2) Establish a set of testing requirements. Naming conventions, usage
conventions, etc. Things like tests should never print anything to the screen
(i.e. correct behavior is encoded in the test case) or rely on a GUI unless
that's what is being tested (allows tests to be run w/o an X-server).
Basically write some documentation for the test system that includes how to use
it and what's required of people when they add tests.
3) Write a test 'template' for people to use. This would define a test case
and put TODO statements or something like it in place for people to fill in.

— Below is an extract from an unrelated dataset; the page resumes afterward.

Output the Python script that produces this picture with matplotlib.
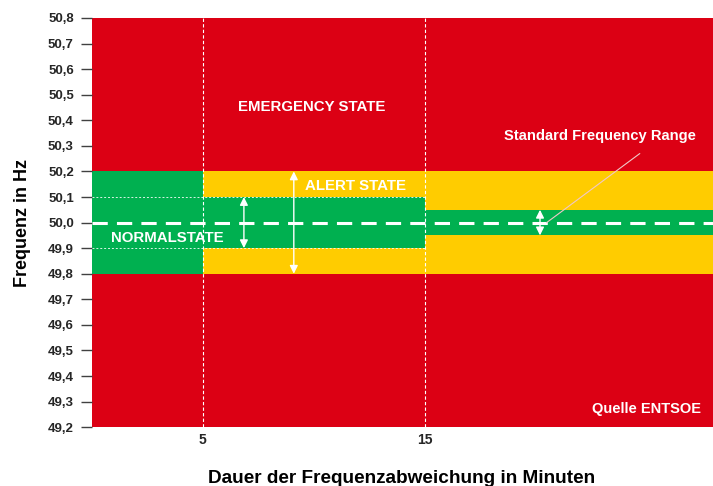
import matplotlib
matplotlib.use("Agg")
import matplotlib.pyplot as plt
from matplotlib.ticker import FuncFormatter

plt.rcParams['font.family'] = ['Liberation Sans', 'DejaVu Sans']

# band data (minutes, Hz)
x_edges = [0, 5, 15, 28]
alert_lo = [49.8, 49.8, 49.8]
alert_hi = [50.2, 50.2, 50.2]
normal_lo = [49.8, 49.9, 49.95]
normal_hi = [50.2, 50.1, 50.05]
nominal = 50.0
y_min, y_max = 49.2, 50.8
y_ticks = [49.2, 49.3, 49.4, 49.5, 49.6, 49.7, 49.8, 49.9, 50.0,
           50.1, 50.2, 50.3, 50.4, 50.5, 50.6, 50.7, 50.8]
x_ticks = [5, 15]

# arrows: x position, low, high
arrows = [(6.85, 49.9, 50.1), (9.1, 49.8, 50.2), (20.2, 49.95, 50.05)]

red = "#DC0014"
yellow = "#FFCC00"
green = "#00B050"

fig = plt.figure(figsize=(7.13, 4.86), dpi=100)
ax = fig.add_axes([0.129, 0.121, 0.871, 0.842])

def steps(vals):
    return vals + [vals[-1]]

ax.fill_between(x_edges, y_min, y_max, color=red, lw=0)
ax.fill_between(x_edges, steps(alert_lo), steps(alert_hi), step='post', color=yellow, lw=0)
ax.fill_between(x_edges, steps(normal_lo), steps(normal_hi), step='post', color=green, lw=0)

# thin dotted limits of the normal band
ax.hlines([normal_lo[1], normal_hi[1]], x_edges[0], x_edges[2], colors='white',
          linestyles=(0, (2, 2)), lw=0.7, alpha=0.85)
# time marks
for xt in x_ticks:
    ax.axvline(xt, color='white', ls=(0, (3, 2)), lw=0.8)
# nominal frequency
ax.axhline(nominal, color='white', ls=(0, (5, 3)), lw=2.2)

for xa, lo, hi in arrows:
    ax.annotate('', xy=(xa, hi), xytext=(xa, lo),
                arrowprops=dict(arrowstyle='<|-|>', color='white', lw=1.0,
                                mutation_scale=12, shrinkA=0, shrinkB=0))

# leader line to the standard range arrow
ax.annotate('', xy=(20.5, 50.0), xytext=(24.7, 50.27),
            arrowprops=dict(arrowstyle='-', color='#F0C8C8', lw=0.8,
                            shrinkA=0, shrinkB=0))
ax.text(22.9, 50.34, 'Standard Frequency Range', color='white', fontsize=10.6,
        fontweight='bold', ha='center', va='center')

ax.text(9.9, 50.45, 'EMERGENCY STATE', color='white', fontsize=10.8,
        fontweight='bold', ha='center', va='center')
ax.text(11.9, 50.145, 'ALERT STATE', color='white', fontsize=10.8,
        fontweight='bold', ha='center', va='center')
ax.text(3.4, 49.94, 'NORMALSTATE', color='white', fontsize=10.8,
        fontweight='bold', ha='center', va='center')
ax.text(27.45, 49.27, 'Quelle ENTSOE', color='white', fontsize=10.5,
        fontweight='bold', ha='right', va='center')

ax.set_xlim(x_edges[0], x_edges[-1])
ax.set_ylim(y_min, y_max)
ax.set_yticks(y_ticks)
ax.set_xticks(x_ticks)
ax.yaxis.set_major_formatter(FuncFormatter(lambda v, p: f"{v:.1f}".replace('.', ',')))
ax.tick_params(axis='y', length=8, width=1, color='#404040', labelsize=9.5,
               pad=5)
ax.tick_params(axis='x', length=0, labelsize=10, pad=4)
for lbl in ax.get_yticklabels() + ax.get_xticklabels():
    lbl.set_fontweight('bold')
    lbl.set_color('#262626')
for s in ax.spines.values():
    s.set_visible(False)

ax.set_ylabel('Frequenz in Hz', fontsize=13, fontweight='bold', labelpad=12)
fig.text(0.563, 1 - 478 / 486, 'Dauer der Frequenzabweichung in Minuten',
         fontsize=13.7, fontweight='bold', ha='center', va='center')

fig.savefig('out.png', dpi=100)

More than one might be good for various classes of tests (maybe an image
comparison template for testing agg drawing and a non-plot template for testing
basic computations like transforms?).
Some things we do on my project for our Python test systems:
We put all unit tests in a 'test' directory inside the python package being
tested. The disadvantage of this is that potentially large tests are inside
the code to be delivered (though a nice delivery script can easily strip them
out). The advantage of this is that it makes coverage checking easier. You
can run the test case for a package and then check the coverage in the module
w/o trying to figure out which things should be coverage checked or not. If
you put the test cases in a different directory tree, then it's much harder to
identify coverage sources. Though in our case we have 100's of python modules
- in MPL's case, there is really just MPL, projections, backends, and numerix
so maybe that's not too much of a problem.

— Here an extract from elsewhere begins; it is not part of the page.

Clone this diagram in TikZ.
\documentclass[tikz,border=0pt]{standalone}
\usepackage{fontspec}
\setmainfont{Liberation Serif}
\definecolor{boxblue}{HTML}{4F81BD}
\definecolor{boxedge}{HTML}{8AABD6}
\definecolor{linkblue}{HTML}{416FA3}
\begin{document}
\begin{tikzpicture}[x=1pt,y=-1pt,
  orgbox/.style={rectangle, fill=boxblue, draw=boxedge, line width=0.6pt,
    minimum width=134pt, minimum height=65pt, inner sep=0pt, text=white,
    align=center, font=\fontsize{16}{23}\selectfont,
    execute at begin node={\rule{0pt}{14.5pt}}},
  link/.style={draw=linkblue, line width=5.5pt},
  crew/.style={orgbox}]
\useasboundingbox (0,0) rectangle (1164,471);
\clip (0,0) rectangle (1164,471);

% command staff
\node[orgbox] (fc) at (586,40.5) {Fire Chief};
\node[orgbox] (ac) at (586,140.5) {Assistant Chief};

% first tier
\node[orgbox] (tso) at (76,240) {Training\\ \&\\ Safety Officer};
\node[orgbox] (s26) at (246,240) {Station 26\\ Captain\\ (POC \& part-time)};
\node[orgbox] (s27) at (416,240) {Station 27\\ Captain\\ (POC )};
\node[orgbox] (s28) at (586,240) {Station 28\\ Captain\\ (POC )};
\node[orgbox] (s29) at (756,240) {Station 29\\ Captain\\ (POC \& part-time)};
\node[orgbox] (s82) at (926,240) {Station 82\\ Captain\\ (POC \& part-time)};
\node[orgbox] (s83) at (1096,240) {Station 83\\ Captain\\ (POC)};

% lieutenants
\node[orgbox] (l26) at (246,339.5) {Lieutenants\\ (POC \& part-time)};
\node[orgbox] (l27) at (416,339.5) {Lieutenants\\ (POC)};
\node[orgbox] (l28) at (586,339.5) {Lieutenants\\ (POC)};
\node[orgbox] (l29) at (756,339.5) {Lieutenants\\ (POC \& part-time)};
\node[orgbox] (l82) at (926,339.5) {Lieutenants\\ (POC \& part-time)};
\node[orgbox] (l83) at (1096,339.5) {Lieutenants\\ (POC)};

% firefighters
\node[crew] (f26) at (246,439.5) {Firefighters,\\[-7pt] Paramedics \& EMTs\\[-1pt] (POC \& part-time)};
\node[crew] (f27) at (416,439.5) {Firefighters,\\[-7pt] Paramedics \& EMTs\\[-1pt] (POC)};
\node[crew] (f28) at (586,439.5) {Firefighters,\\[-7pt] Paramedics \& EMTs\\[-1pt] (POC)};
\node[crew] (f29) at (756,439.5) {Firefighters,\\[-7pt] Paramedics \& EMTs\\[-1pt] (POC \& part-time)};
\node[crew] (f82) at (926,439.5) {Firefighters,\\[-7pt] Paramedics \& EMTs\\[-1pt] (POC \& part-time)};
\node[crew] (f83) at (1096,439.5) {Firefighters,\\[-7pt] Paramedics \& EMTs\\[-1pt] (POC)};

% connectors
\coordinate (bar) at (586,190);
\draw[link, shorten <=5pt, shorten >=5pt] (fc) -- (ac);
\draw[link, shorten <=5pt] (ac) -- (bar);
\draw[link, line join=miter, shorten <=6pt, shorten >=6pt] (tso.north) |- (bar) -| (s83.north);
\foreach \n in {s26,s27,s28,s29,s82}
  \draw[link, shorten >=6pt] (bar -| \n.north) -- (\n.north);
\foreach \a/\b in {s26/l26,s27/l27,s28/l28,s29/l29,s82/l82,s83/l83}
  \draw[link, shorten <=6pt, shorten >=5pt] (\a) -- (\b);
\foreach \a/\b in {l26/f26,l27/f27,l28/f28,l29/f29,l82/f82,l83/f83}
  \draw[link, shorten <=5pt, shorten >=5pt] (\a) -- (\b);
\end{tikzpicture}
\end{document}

Automatic coverage isn't something that is must have, but it is really nice.
I've found that it actually causes developers to write more tests because they
can run the coverage and get a "score" that other people will see. It's also a
good way to check a new submission to see if the developer has done basic
testing of the code.
For our tests, we require that the test never print anything to the screen,
clean up any of its output files (i.e. leave the directory in the same state it
was before), and only report that the test passed or failed and if it failed,
add some error message. The key thing is that the conditions for correctness
are encoded into the test itself. We have a command line option that gets
passed to the test cases to say "don't clean up" so that you can examine the
output from a failing test case w/o modifying the test code. This option is
really useful when an image comparison fails.
We've wrapped the basic python unittest package. It's pretty simple and
reasonably powerful. I doubt there is anything MPL would be doing that it
can't handle. The auto-discovery of nose is nice but unnecessary in my
opinion. As long as people follow a standard way of doing things,
auto-discovery is fairly easy. Of course if you prefer nose and don't mind the
additional tool requirement, that's fine too. Some things that are probably
needed:
- command line executable that runs the tests.

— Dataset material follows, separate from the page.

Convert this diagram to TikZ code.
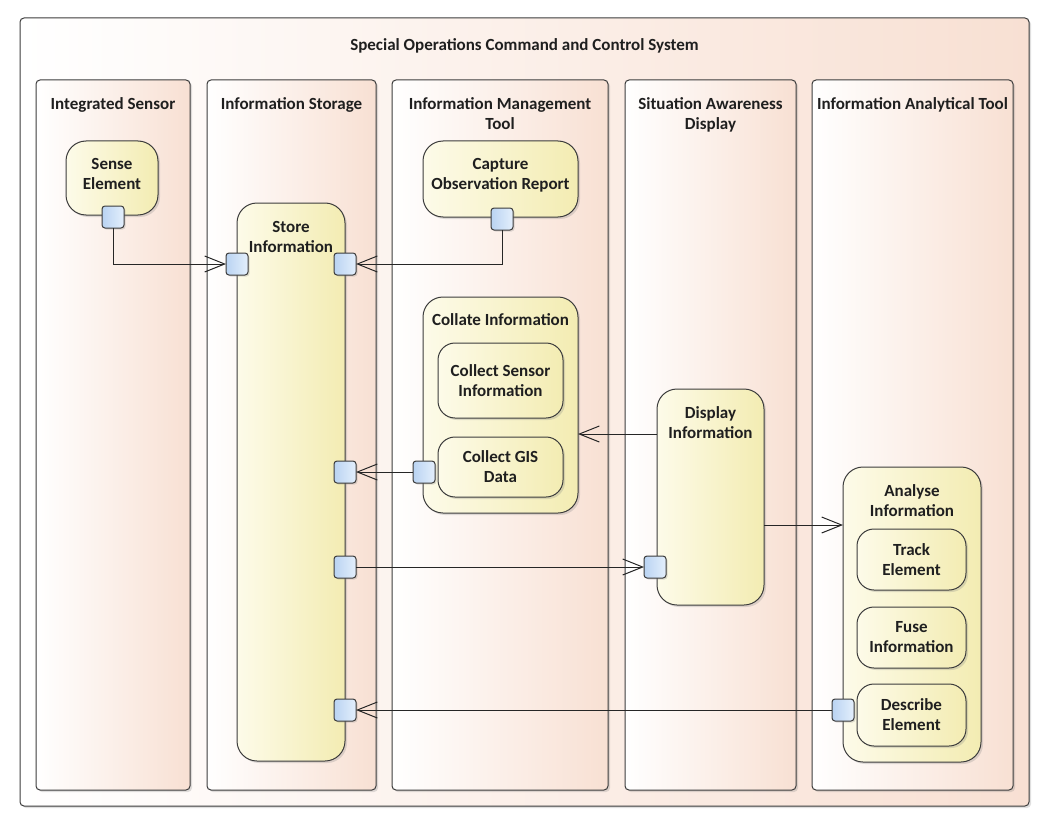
\documentclass[tikz,border=0pt]{standalone}
\usepackage{fontspec}
\setmainfont{Carlito}
\usetikzlibrary{arrows.meta, positioning, shadows}

\definecolor{lanepeach}{HTML}{F8E0D3}
\definecolor{actlight}{HTML}{FDFBE9}
\definecolor{actdark}{HTML}{F3ECB2}
\definecolor{portlight}{HTML}{E4EFFC}
\definecolor{portdark}{HTML}{B9D3F2}
\definecolor{edgegray}{HTML}{3C3C3C}

\begin{document}
\begin{tikzpicture}[x=1pt, y=-1pt,
        every node/.style={font=\fontsize{17}{20}\selectfont\bfseries, text=black!88, inner sep=0pt, outer sep=0pt},
        lane/.style={draw=edgegray, line width=1pt, rounded corners=4pt, left color=white, right color=lanepeach, anchor=north west,
            drop shadow={shadow xshift=2pt, shadow yshift=-2pt, opacity=0.25}},
        act/.style={draw=edgegray, line width=1pt, rounded corners=20pt, left color=actlight, right color=actdark, anchor=north west,
            drop shadow={shadow xshift=2pt, shadow yshift=-2pt, opacity=0.25}},
        subact/.style={act, rounded corners=17pt, align=center},
        portbox/.style={draw=edgegray, line width=1pt, rounded corners=3pt, left color=portdark, right color=portlight, minimum size=22pt,
            drop shadow={shadow xshift=1.5pt, shadow yshift=-1.5pt, opacity=0.25}},
        heading/.style={align=center, anchor=north},
        flow/.style={draw=black!85, line width=1pt, -{Straight Barb[length=20pt, width=16pt, line width=1pt]}}
    ]
        \useasboundingbox (0,0) rectangle (1049,824);

        % Rahmen und Bahnen
        \node[lane, minimum width=1009pt, minimum height=788pt] (system) at (20,18) {};
        \node[heading, below=21pt of system.north] {Special Operations Command and Control System};

        \node[lane, minimum width=154pt, minimum height=710pt] (sensorlane) at (36,80) {};
        \node[lane, minimum width=169pt, minimum height=710pt] (storagelane) at (207,80) {};
        \node[lane, minimum width=216pt, minimum height=710pt] (mgmtlane) at (392,80) {};
        \node[lane, minimum width=171pt, minimum height=710pt] (displane) at (625,80) {};
        \node[lane, minimum width=201pt, minimum height=710pt] (analysislane) at (812,80) {};

        \node[heading, below=18pt of sensorlane.north] {Integrated Sensor};
        \node[heading, below=18pt of storagelane.north] {Information Storage};
        \node[heading, below=18pt of mgmtlane.north] {Information Management\\Tool};
        \node[heading, below=18pt of displane.north] {Situation Awareness\\Display};
        \node[heading, below=18pt of analysislane.north] {Information Analytical Tool};

        % Aktivitaeten
        \node[act, minimum width=92pt, minimum height=74pt] (sense) at (66,141) {};
        \node[heading, below=17pt of sense.north] {Sense\\Element};

        \node[act, minimum width=108pt, minimum height=558pt] (store) at (237,203) {};
        \node[heading, below=18pt of store.north] {Store\\Information};

        \node[act, minimum width=155pt, minimum height=76pt] (capture) at (423,141) {};
        \node[heading, below=17pt of capture.north] {Capture\\Observation Report};

        \node[act, minimum width=155pt, minimum height=216pt] (collate) at (423,297) {};
        \node[heading, below=17pt of collate.north] {Collate Information};
        \node[subact, minimum width=125pt, minimum height=75pt] (sensorinfo) at (438,343) {Collect Sensor\\Information};
        \node[subact, minimum width=125pt, minimum height=60pt] (gisdata) at (438,437) {Collect GIS\\Data};

        \node[act, minimum width=107pt, minimum height=216pt] (display) at (657,389) {};
        \node[heading, below=18pt of display.north] {Display\\Information};

        \node[act, minimum width=138pt, minimum height=295pt] (analyse) at (843,467) {};
        \node[heading, below=18pt of analyse.north] {Analyse\\Information};
        \node[subact, minimum width=109pt, minimum height=61pt] (track) at (857,529) {Track\\Element};
        \node[subact, minimum width=109pt, minimum height=61pt] (fuse) at (857,607) {Fuse\\Information};
        \node[subact, minimum width=109pt, minimum height=62pt] (describe) at (857,684) {Describe\\Element};

        % Pins
        \node[portbox] (senseout) at (113,217) {};
        \node[portbox] (captureout) at (502,219) {};
        \node[portbox] (storein1) at (237,264) {};
        \node[portbox] (storein2) at (345,264) {};
        \node[portbox] (storein3) at (345,472) {};
        \node[portbox] (storeout) at (345,567) {};
        \node[portbox] (storein4) at (345,710) {};
        \node[portbox] (gisout) at (424,472) {};
        \node[portbox] (dispin) at (655,567) {};
        \node[portbox] (descout) at (843,710) {};

        % Fluesse
        \draw[flow] (senseout.south) |- (storein1.west);
        \draw[flow] (captureout.south) |- (storein2.east);
        \draw[flow] (gisout.west) -- (storein3.east);
        \draw[flow] ([yshift=-45pt]display.north west) -- ([yshift=-45pt]display.north west -| collate.east);
        \draw[flow] (storeout.east) -- (dispin.west);
        \draw[flow] ([yshift=-28pt]display.east) -- ([yshift=-28pt]display.east -| analyse.west);
        \draw[flow] (descout.west) -- (storein4.east);
    \end{tikzpicture}
\end{document}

- support flags for running only some tests
- support flags for running only tests that don't need a GUI backend
(require Agg?). This allows automated testing and visual testing to
be
combined. GUI tests could be placed in identified directories and
then
only run when requested since by their nature they require specific
backends
and user interaction.
- nice report on test pass/fail status
- hooks to add coverage checking and reporting in the future
- test utilities
- image comparison tools
- ??? basically anything that helps w/ testing and could be common
across
test cases
As a first cut, I would suggest is something like this:
.../test/run.py
mplTest/
test_unit/
test_transform/
test_...
The run script would execute all/some of the tests. Any common test code would
be put in the mplTest directory. Any directory named 'test_XXX' is for test
cases where 'XXX' is some category name that can be used in the run script to
run a subset of cases. Inside each test_XXX directory, one unittest class per
file. The run script would find the .py files in the test_XXX directories,
import them, find all the unittest classes, and run them. The run script also
sets